The Funanese Empire reached its furthest extent under the rule of one "Fan Shih-man" in the early third century A.D. At this time, Funan extended as far south as Malaysia and as far west as Burma. The Funanese established a strong system of mercantilism and commercial monopolies, that would become the pattern for future empires in the region. Fan Shih-man expanded the Funan fleet, and improved the Funanese bureaucracy, establishing a quasi-feudal system that left local customs and identities largely intact, particularly in the empire's farthest reaches.
The Funan kingdom is said to have been heavily influenced by Indian culture, Sanskrit was the language at the court, and the Funanese advocated Hinduism. Later, after the fifth century, also Buddhism. Records show that taxes were paid in silver, gold, pearls, and perfumed wood. Chinese merchants reported that the Funanese practiced slavery and that justice was rendered through trial by ordeal, including such methods as carrying a red-hot iron chain, and retrieving gold rings and eggs from boiling water.
The Mon of Thailand
In about 600 A.D, the Champa of Vietnam (more about them later), sacked Funan and brought it under vassalage. This turn of events allowed the "Mon" of Thailand to break away from Funanese vassalage and establish their own kingdoms. The most important of these Mon kingdoms was Dvaravati, which dates from approximately the 6th to the 11th century A.D. It was centered at the Chao Phraya River valley in modern-day Thailand, with Nakhon Pathom as the capital.
The Mon were rarely politically dominant, but rather, almost continually under the shadow of their stronger neighbors. Dvaravati was prevented by geo-political barriers from establishing close political ties with other Mon states to the west in southern Myanmar (Burma), and with the Mon state in northern Thailand. Consequently, Dvaravati experienced political domination by neighboring peoples on at least three separate occasions: in the 10th century, the Burmese conquered the Mon state of Thaton, which was west of the Tenasserim Yoma; from 1100 A.D. to the 1300 A.D, the Khmer (in Cambodia) arose in the east and re-established their Empire; and finally, in the late 13th century, when Dvaravati was absorbed by the current inhabitants of Thailand – the Mongol Thai's.

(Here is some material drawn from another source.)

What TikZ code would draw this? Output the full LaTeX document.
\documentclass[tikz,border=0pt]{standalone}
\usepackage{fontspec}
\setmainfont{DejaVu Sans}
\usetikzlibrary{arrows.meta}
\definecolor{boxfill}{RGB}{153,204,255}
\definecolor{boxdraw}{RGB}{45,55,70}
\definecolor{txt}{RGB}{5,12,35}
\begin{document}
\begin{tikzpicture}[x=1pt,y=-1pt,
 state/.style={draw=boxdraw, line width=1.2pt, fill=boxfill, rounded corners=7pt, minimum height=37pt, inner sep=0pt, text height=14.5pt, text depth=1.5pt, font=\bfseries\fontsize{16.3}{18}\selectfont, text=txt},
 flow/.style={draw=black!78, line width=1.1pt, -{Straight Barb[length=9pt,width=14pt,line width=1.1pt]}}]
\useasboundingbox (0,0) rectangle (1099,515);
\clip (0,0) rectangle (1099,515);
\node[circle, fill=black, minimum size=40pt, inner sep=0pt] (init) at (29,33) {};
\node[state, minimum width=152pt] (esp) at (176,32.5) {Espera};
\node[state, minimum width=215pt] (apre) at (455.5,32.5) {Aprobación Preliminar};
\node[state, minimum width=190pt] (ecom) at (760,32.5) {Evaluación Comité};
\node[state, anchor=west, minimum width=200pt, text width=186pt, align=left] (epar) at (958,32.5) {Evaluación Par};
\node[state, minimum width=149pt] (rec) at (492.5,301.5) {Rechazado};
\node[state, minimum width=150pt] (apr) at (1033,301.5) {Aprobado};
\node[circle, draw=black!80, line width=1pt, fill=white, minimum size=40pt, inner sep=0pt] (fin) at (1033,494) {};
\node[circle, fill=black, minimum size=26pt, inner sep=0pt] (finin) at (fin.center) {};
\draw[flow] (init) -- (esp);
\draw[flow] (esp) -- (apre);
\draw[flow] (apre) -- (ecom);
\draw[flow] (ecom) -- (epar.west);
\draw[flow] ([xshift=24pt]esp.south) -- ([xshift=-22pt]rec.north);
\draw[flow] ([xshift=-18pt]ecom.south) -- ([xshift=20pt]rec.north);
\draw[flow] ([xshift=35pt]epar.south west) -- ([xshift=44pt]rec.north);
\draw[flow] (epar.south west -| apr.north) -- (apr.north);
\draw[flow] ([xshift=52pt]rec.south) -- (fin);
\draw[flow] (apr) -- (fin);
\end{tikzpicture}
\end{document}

The Thai were a Mongol people who had already emigrated from southern China during the 9th and 10th century's, and had at first founded only small settlements which were then under Khmer hegemony. In the beginning of the 13th century, they gradually succeeded in becoming free of the reign of the Khmer, who had previously conquered the Mons.
The first Thai kingdom was Sukothai in the Central Plains of Thailand, from which originated the modern Thai culture, which is a blend of Mongol and Mon. The Thai alphabet and script were developed during this Sukothai period.
Subjugation did not mean immediate extinction for the Mon however, it appears that the Thai allowed the Mon to retain their customs and a relative degree of racial homogeneity for a time. Of course that could not last very long, naturally there would be cross-breeding. And today, it would be very difficult to find a Thai with purely Mongol blood or one with purely Mon blood.